Digital posters: Composing with an online canvas

Hodgson, Kevin (2010, April) Digital posters: composing with an online canvas, retrieved April 25, 2010 from www.learnnc.org/lp/pages/6542?ref=search.

Summary
In the article Digital posters: Composing with and online canvas, Kevni Hodgson takes us inside his sixth grade classroom to show us his students’ conversion from demonstrating their understanding through posters to glogging. What’s glogging, you ask? Hodgson states, “It’s an odd moniker, or name, which morphs the words graphic and weblog together.” Glogs allow students to create posters on a virtual canvas and allow uses to embed videos, audio files and images. Using the educational-based Glogster, http://edu.glogster.com/, teachers can set up virtual classrooms and create accounts for their students. Students can login through the teacher’s account and go about glogging.
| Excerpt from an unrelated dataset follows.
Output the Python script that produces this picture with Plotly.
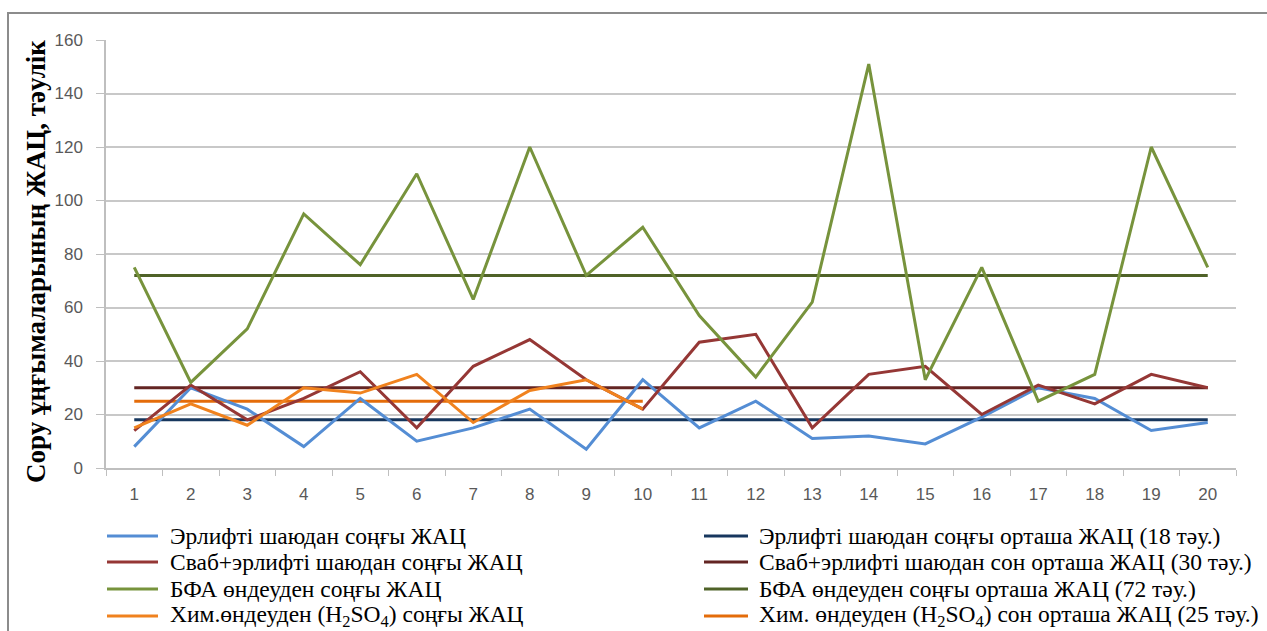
import plotly.graph_objects as go

# Well numbers along the x axis
wells = [str(i) for i in range(1, 21)]

# Time between repairs after each treatment, days
airlift = [8, 30, 22, 8, 26, 10, 15, 22, 7, 33, 15, 25, 11, 12, 9, 19, 30, 26, 14, 17]
swab_airlift = [14, 31, 18, 26, 36, 15, 38, 48, 33, 22, 47, 50, 15, 35, 38, 20, 31, 24, 35, 30]
bfa = [75, 32, 52, 95, 76, 110, 63, 120, 72, 90, 57, 34, 62, 151, 33, 75, 25, 35, 120, 75]
acid = [15, 24, 16, 30, 28, 35, 17, 29, 33, 22]

# Average values for each treatment
mean_airlift = 18
mean_swab = 30
mean_bfa = 72
mean_acid = 25

series_names = [
    "Эрлифті шаюдан соңғы ЖАЦ",
    "Сваб+эрлифті шаюдан соңғы ЖАЦ",
    "БФА өндеуден соңғы ЖАЦ",
    "Хим.өндеуден (H<sub>2</sub>SO<sub>4</sub>) соңғы ЖАЦ",
]
mean_names = [
    "Эрлифті шаюдан соңғы орташа ЖАЦ (18 тәу.)",
    "Сваб+эрлифті шаюдан сон орташа ЖАЦ (30 тәу.)",
    "БФА өндеуден соңғы орташа ЖАЦ (72 тәу.)",
    "Хим. өндеуден (H<sub>2</sub>SO<sub>4</sub>) сон орташа ЖАЦ (25 тәу.)",
]
y_ticks = [0, 20, 40, 60, 80, 100, 120, 140, 160]

series_colors = ["#548DD4", "#953735", "#77933C", "#F0821E"]
mean_colors = ["#17375E", "#632523", "#4F6228", "#E46C0A"]

SERIF = "Liberation Serif"
SANS = "Liberation Sans"

W, H = 1267, 631
ML, MR, MT, MB = 106, 31, 40, 163
PW, PH = W - ML - MR, H - MT - MB


def px_x(p):
    return (p - ML) / PW


def px_y(p):
    return (H - MB - p) / PH


fig = go.Figure()

series_values = [airlift, swab_airlift, bfa, acid]
mean_values = [mean_airlift, mean_swab, mean_bfa, mean_acid]

# Mean lines drawn beneath the data lines
for name, m, vals, col in zip(mean_names, mean_values, series_values, mean_colors):
    xs = wells[: len(vals)]
    fig.add_trace(go.Scatter(
        x=[xs[0], xs[-1]], y=[m, m], mode="lines", name=name,
        line=dict(color=col, width=3), showlegend=False, hoverinfo="skip",
    ))

for name, vals, col in zip(series_names, series_values, series_colors):
    fig.add_trace(go.Scatter(
        x=wells[: len(vals)], y=vals, mode="lines", name=name,
        line=dict(color=col, width=3), showlegend=False,
    ))

# Two-column legend beneath the plot
shapes = []
annotations = []
row_y = [536, 562, 589, 616]
for i in range(4):
    yy = px_y(row_y[i])
    shapes.append(dict(type="line", xref="paper", yref="paper",
                       x0=px_x(107), x1=px_x(158), y0=yy, y1=yy,
                       line=dict(color=series_colors[i], width=3)))
    annotations.append(dict(xref="paper", yref="paper", x=px_x(168), y=yy,
                            text=series_names[i], showarrow=False,
                            xanchor="left", yanchor="middle",
                            font=dict(family=SERIF, size=23.5, color="#000000")))
    shapes.append(dict(type="line", xref="paper", yref="paper",
                       x0=px_x(704), x1=px_x(748), y0=yy, y1=yy,
                       line=dict(color=mean_colors[i], width=3)))
    annotations.append(dict(xref="paper", yref="paper", x=px_x(757), y=yy,
                            text=mean_names[i], showarrow=False,
                            xanchor="left", yanchor="middle",
                            font=dict(family=SERIF, size=23.5, color="#000000")))

# Outer chart frame
shapes.append(dict(type="path", xref="paper", yref="paper",
                   path=f"M {px_x(8)},{px_y(700)} L {px_x(8)},{px_y(13)} L {px_x(1300)},{px_y(13)}",
                   line=dict(color="#8C8C8C", width=2), layer="above"))

# Axis title
annotations.append(dict(xref="paper", yref="paper", x=px_x(36), y=px_y(262),
                        text="<b>Сору ұңғымаларының ЖАЦ, тәулік</b>", textangle=-90,
                        showarrow=False, xanchor="center", yanchor="middle",
                        font=dict(family=SERIF, size=27, color="#000000")))

fig.update_layout(
    width=W, height=H,
    margin=dict(l=ML, r=MR, t=MT, b=MB),
    paper_bgcolor="white", plot_bgcolor="white",
    showlegend=False,
    shapes=shapes, annotations=annotations,
    xaxis=dict(
        type="category", categoryorder="array", categoryarray=wells,
        range=[-0.5, len(wells) - 0.5],
        showgrid=False, showline=True, linecolor="#BFBFBF", linewidth=1.5,
        ticks="outside", tickson="boundaries", ticklen=6, tickcolor="#BFBFBF",
        tickfont=dict(family=SANS, size=17, color="#595959"),
        ticklabelstandoff=10, zeroline=False,
    ),
    yaxis=dict(
        range=[0, 160], tickvals=y_ticks, ticktext=[str(v) for v in y_ticks],
        showgrid=True, gridcolor="#C8C8C8", gridwidth=1.5,
        showline=True, linecolor="#BFBFBF", linewidth=1.5,
        ticks="outside", ticklen=8, tickcolor="#BFBFBF",
        tickfont=dict(family=SANS, size=17, color="#595959"),
        ticklabelstandoff=10, zeroline=False,
    ),
)

fig.write_html("out.html")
One of the advantages of this setup is that the teacher decides when the glog should go public and students’ identity is protected.

Reflection
This is why I found this article fascinating:
-teachers can communicate on the glogster site to students about their glog, what’s working, what’s not
-students’ names are confidential
-a glog is not only visual literacy, but can be embedded with a podcast or video, thus potentially providing more depth than a paper poster
-links in the article took you to glogster.com, examples of student work, and other resources
-the author points out the strengths and pitfalls of glogging

1 comment:

Stacey Caillier said...

This is so cool!!! I want to Glog!

Kristin, don't forget to edit this post and add some labels so it won't get lost in space!